## Start Supplied information

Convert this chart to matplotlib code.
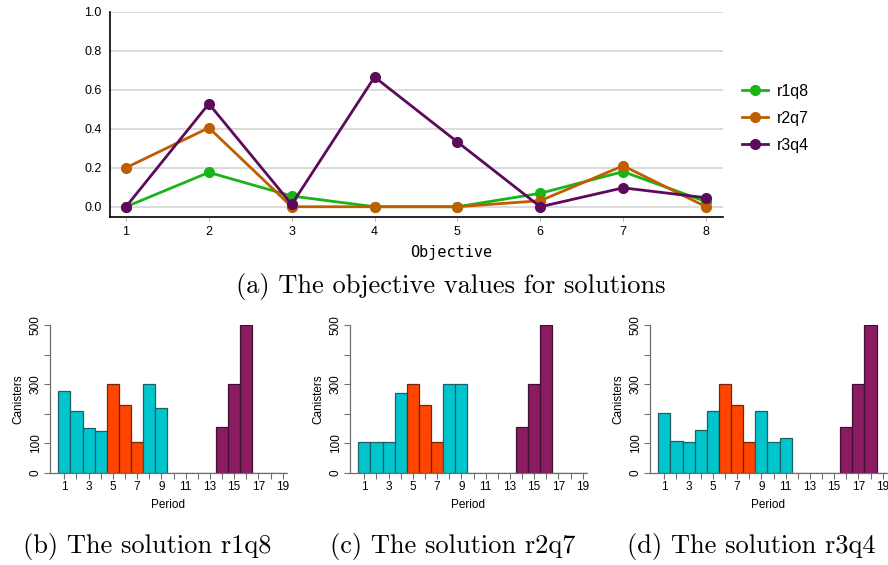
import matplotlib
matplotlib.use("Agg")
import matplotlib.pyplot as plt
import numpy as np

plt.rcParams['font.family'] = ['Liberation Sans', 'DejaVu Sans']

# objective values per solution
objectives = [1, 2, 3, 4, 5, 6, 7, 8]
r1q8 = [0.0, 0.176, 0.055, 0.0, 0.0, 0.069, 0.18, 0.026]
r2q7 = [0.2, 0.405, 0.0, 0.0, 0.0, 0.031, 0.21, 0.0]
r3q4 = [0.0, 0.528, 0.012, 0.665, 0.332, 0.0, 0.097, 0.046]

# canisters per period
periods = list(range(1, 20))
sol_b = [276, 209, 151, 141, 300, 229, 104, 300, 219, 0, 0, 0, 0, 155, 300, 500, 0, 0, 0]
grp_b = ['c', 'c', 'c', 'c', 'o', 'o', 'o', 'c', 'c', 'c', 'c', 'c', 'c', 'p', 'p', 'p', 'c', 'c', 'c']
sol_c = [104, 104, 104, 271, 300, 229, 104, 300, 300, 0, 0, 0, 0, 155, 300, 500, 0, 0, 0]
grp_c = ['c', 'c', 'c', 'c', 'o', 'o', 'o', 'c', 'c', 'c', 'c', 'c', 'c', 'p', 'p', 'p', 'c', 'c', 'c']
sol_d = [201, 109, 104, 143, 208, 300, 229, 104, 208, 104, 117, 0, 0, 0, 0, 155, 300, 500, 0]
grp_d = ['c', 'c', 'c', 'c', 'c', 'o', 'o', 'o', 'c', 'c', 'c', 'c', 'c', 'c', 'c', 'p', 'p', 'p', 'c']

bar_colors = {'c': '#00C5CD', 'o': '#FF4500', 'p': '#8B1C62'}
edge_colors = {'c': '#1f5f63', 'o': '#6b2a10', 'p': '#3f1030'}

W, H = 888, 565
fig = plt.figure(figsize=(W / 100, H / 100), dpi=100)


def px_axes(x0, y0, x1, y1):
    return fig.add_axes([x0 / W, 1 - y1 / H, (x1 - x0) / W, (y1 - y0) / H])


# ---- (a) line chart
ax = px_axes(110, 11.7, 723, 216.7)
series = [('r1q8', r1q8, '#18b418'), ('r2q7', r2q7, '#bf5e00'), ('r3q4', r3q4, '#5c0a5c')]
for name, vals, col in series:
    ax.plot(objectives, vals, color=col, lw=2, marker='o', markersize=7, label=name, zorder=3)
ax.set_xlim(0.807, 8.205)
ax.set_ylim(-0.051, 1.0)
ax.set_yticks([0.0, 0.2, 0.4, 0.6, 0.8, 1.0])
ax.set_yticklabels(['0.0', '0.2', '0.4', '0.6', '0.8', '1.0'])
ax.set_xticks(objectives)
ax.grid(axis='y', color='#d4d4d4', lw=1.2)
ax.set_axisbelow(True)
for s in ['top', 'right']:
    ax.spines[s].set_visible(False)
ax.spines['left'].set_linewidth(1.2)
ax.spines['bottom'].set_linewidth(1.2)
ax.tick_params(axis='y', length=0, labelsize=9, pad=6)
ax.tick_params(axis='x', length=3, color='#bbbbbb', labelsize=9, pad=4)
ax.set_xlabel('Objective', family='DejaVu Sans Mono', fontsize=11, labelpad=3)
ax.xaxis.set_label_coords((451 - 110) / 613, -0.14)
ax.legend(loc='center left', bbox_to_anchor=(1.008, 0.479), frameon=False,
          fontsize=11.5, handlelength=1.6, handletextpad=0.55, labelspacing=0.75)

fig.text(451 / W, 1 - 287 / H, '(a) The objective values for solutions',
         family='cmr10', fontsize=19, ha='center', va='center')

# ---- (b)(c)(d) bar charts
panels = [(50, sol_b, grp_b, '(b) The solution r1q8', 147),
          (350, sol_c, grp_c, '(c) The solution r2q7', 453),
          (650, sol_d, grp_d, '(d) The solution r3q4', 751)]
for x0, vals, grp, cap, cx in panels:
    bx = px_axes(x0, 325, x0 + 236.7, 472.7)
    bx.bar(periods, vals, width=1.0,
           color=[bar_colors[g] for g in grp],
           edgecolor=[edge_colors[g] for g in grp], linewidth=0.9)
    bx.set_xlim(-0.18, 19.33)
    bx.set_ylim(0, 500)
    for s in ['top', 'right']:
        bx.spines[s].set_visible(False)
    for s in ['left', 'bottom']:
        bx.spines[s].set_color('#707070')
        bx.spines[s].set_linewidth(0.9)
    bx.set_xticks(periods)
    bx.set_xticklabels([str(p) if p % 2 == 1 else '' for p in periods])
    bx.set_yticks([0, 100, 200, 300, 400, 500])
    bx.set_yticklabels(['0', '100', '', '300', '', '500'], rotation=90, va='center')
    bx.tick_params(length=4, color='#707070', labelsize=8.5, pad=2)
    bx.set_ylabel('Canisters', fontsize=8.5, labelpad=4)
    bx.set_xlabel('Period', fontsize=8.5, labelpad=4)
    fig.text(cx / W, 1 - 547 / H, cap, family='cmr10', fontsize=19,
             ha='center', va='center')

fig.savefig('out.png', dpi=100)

## End Supplied information

▸ The problem: Skip the pictures, please, and transcribe only the lines from the beginning of the material through the one that contains "fig = plt.figure(figsize=(W".

▸ Task result:
Convert this chart to matplotlib code.
import matplotlib
matplotlib.use("Agg")
import matplotlib.pyplot as plt
import numpy as np

plt.rcParams['font.family'] = ['Liberation Sans', 'DejaVu Sans']

# objective values per solution
objectives = [1, 2, 3, 4, 5, 6, 7, 8]
r1q8 = [0.0, 0.176, 0.055, 0.0, 0.0, 0.069, 0.18, 0.026]
r2q7 = [0.2, 0.405, 0.0, 0.0, 0.0, 0.031, 0.21, 0.0]
r3q4 = [0.0, 0.528, 0.012, 0.665, 0.332, 0.0, 0.097, 0.046]

# canisters per period
periods = list(range(1, 20))
sol_b = [276, 209, 151, 141, 300, 229, 104, 300, 219, 0, 0, 0, 0, 155, 300, 500, 0, 0, 0]
grp_b = ['c', 'c', 'c', 'c', 'o', 'o', 'o', 'c', 'c', 'c', 'c', 'c', 'c', 'p', 'p', 'p', 'c', 'c', 'c']
sol_c = [104, 104, 104, 271, 300, 229, 104, 300, 300, 0, 0, 0, 0, 155, 300, 500, 0, 0, 0]
grp_c = ['c', 'c', 'c', 'c', 'o', 'o', 'o', 'c', 'c', 'c', 'c', 'c', 'c', 'p', 'p', 'p', 'c', 'c', 'c']
sol_d = [201, 109, 104, 143, 208, 300, 229, 104, 208, 104, 117, 0, 0, 0, 0, 155, 300, 500, 0]
grp_d = ['c', 'c', 'c', 'c', 'c', 'o', 'o', 'o', 'c', 'c', 'c', 'c', 'c', 'c', 'c', 'p', 'p', 'p', 'c']

bar_colors = {'c': '#00C5CD', 'o': '#FF4500', 'p': '#8B1C62'}
edge_colors = {'c': '#1f5f63', 'o': '#6b2a10', 'p': '#3f1030'}

W, H = 888, 565
fig = plt.figure(figsize=(W / 100, H / 100), dpi=100)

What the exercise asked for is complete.